:: Exercise goal ::
Skip the pictures. Set down, word for word, the lines from the start of the material up to and including the line with "const yTickValues = [0,5000,10000,15000,20000,25000,30000];".

□ □ □

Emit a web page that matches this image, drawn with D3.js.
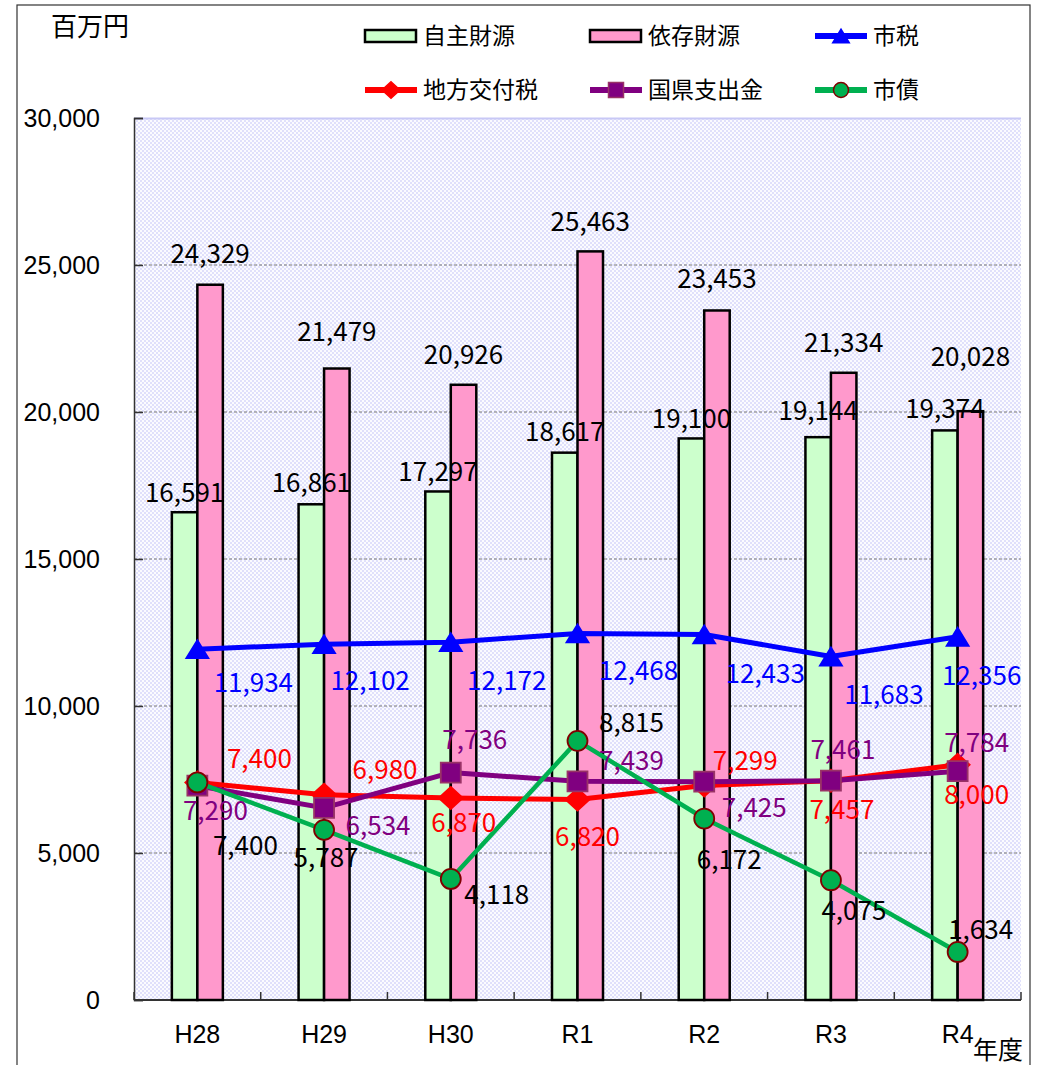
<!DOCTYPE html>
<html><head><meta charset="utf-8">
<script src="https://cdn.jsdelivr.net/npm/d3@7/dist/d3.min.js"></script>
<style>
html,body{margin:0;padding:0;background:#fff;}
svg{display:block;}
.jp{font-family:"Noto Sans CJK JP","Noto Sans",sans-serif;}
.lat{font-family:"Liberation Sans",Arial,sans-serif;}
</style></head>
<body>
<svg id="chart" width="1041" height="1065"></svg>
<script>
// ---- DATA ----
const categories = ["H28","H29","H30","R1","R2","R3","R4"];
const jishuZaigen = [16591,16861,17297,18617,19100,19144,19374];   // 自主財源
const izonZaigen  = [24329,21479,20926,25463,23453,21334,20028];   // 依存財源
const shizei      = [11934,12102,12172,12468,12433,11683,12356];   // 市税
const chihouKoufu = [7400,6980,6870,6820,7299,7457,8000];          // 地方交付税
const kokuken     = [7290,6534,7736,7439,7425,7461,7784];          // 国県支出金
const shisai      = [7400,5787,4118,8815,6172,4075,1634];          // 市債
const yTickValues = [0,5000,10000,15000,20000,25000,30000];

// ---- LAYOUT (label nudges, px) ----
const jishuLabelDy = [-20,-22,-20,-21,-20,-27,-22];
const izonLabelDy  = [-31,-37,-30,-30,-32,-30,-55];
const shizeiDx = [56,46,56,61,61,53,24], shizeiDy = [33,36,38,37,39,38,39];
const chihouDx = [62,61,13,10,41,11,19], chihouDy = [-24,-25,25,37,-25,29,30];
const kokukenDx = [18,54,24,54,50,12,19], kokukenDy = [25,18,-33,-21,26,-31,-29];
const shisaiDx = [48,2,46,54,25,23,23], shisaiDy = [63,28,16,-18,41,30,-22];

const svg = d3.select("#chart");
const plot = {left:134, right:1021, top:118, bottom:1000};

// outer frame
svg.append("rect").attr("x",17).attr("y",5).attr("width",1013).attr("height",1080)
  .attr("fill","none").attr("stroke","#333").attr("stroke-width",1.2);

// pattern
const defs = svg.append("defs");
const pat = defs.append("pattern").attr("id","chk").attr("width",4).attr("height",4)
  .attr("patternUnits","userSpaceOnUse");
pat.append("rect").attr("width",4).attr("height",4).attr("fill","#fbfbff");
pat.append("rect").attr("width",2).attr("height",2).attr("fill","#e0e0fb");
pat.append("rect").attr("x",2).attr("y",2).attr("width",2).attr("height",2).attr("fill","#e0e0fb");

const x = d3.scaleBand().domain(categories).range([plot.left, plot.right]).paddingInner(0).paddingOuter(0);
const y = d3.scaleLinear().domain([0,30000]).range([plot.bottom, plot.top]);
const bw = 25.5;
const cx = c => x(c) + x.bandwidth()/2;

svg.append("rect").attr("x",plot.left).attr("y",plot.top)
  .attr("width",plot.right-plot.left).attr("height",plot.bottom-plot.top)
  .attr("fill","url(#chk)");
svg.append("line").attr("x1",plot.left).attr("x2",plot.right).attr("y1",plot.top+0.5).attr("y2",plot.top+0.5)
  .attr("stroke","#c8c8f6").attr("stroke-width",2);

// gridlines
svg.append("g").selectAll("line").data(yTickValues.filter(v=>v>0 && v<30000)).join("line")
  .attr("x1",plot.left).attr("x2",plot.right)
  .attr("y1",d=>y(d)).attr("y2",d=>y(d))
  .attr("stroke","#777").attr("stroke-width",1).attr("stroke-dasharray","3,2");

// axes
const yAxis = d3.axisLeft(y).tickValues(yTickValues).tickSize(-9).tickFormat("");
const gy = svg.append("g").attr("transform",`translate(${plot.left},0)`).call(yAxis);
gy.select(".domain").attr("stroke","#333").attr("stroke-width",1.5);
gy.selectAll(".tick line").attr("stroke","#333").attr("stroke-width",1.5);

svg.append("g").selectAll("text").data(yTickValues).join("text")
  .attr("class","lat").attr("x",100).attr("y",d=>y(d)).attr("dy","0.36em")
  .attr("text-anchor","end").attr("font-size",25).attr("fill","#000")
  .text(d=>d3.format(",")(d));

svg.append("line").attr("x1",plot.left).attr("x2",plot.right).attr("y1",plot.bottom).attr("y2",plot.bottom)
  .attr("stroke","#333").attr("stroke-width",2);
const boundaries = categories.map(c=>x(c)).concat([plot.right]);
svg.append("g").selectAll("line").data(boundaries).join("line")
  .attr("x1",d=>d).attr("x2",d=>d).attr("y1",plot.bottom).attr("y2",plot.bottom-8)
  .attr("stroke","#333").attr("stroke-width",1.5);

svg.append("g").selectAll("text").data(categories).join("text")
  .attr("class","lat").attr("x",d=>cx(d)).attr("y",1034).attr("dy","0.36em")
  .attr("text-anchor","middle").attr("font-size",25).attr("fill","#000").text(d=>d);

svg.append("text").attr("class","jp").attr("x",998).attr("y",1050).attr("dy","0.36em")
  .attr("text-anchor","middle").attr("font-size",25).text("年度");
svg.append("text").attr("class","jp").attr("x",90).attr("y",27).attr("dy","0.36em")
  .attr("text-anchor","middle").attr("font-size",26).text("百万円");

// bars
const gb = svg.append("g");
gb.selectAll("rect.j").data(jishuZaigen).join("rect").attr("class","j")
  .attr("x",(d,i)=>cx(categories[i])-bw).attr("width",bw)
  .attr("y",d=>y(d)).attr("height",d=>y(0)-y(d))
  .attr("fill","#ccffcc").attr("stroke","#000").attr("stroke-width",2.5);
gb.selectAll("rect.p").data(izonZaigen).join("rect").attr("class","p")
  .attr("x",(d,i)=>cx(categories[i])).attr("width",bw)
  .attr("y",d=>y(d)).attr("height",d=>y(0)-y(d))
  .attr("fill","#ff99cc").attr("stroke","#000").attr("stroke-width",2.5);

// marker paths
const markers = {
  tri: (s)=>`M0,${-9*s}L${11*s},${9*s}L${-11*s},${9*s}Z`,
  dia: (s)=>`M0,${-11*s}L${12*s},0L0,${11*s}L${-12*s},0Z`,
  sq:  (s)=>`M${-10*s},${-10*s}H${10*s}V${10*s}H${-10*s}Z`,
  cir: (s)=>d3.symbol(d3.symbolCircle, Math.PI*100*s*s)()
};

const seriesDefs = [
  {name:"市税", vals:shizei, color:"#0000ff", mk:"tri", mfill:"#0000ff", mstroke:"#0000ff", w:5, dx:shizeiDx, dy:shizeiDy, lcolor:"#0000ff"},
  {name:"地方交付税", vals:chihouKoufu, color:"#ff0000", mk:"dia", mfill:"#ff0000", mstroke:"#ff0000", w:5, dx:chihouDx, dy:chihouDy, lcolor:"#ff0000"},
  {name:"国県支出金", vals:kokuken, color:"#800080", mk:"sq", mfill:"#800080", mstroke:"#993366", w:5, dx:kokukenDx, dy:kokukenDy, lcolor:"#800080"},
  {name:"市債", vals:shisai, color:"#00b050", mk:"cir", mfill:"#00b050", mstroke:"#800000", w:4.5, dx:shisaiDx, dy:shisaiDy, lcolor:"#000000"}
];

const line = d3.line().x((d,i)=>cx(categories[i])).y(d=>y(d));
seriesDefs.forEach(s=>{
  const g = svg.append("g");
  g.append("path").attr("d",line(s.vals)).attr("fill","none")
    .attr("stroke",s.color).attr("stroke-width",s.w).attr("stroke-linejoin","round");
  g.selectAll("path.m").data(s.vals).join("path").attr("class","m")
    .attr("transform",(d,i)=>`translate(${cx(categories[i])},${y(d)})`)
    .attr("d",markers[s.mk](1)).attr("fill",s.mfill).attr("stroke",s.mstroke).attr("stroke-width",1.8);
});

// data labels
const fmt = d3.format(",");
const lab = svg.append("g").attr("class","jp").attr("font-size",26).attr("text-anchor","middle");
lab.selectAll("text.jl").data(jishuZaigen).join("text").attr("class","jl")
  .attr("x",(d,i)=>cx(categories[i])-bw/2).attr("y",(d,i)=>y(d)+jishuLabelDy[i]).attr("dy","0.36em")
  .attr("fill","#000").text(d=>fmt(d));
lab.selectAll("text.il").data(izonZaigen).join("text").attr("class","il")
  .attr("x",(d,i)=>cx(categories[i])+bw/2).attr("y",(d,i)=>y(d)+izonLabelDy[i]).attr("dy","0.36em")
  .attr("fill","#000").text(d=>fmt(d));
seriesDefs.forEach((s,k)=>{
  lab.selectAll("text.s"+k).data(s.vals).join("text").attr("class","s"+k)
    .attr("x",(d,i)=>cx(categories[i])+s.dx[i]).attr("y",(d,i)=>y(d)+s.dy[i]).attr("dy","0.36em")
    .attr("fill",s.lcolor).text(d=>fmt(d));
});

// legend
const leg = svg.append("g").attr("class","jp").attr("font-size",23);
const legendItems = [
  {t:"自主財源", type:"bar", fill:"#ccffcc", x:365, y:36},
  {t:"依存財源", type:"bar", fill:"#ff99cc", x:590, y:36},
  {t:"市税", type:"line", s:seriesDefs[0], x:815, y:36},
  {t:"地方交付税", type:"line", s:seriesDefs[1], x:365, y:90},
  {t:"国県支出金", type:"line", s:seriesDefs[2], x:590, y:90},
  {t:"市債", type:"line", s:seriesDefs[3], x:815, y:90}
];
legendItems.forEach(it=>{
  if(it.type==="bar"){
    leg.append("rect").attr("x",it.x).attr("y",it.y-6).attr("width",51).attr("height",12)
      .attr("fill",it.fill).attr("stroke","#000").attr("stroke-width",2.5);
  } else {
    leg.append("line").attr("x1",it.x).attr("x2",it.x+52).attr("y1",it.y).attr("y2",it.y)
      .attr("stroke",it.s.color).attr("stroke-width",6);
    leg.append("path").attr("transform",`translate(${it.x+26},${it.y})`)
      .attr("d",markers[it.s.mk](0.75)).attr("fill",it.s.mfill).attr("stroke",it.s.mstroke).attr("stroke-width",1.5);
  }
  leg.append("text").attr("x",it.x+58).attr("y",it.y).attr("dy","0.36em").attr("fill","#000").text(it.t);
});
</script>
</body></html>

□ □ □

:: Output ::
Emit a web page that matches this image, drawn with D3.js.
<!DOCTYPE html>
<html><head><meta charset="utf-8">
<script src="https://cdn.jsdelivr.net/npm/d3@7/dist/d3.min.js"></script>
<style>
html,body{margin:0;padding:0;background:#fff;}
svg{display:block;}
.jp{font-family:"Noto Sans CJK JP","Noto Sans",sans-serif;}
.lat{font-family:"Liberation Sans",Arial,sans-serif;}
</style></head>
<body>
<svg id="chart" width="1041" height="1065"></svg>
<script>
// ---- DATA ----
const categories = ["H28","H29","H30","R1","R2","R3","R4"];
const jishuZaigen = [16591,16861,17297,18617,19100,19144,19374];   // 自主財源
const izonZaigen  = [24329,21479,20926,25463,23453,21334,20028];   // 依存財源
const shizei      = [11934,12102,12172,12468,12433,11683,12356];   // 市税
const chihouKoufu = [7400,6980,6870,6820,7299,7457,8000];          // 地方交付税
const kokuken     = [7290,6534,7736,7439,7425,7461,7784];          // 国県支出金
const shisai      = [7400,5787,4118,8815,6172,4075,1634];          // 市債
const yTickValues = [0,5000,10000,15000,20000,25000,30000];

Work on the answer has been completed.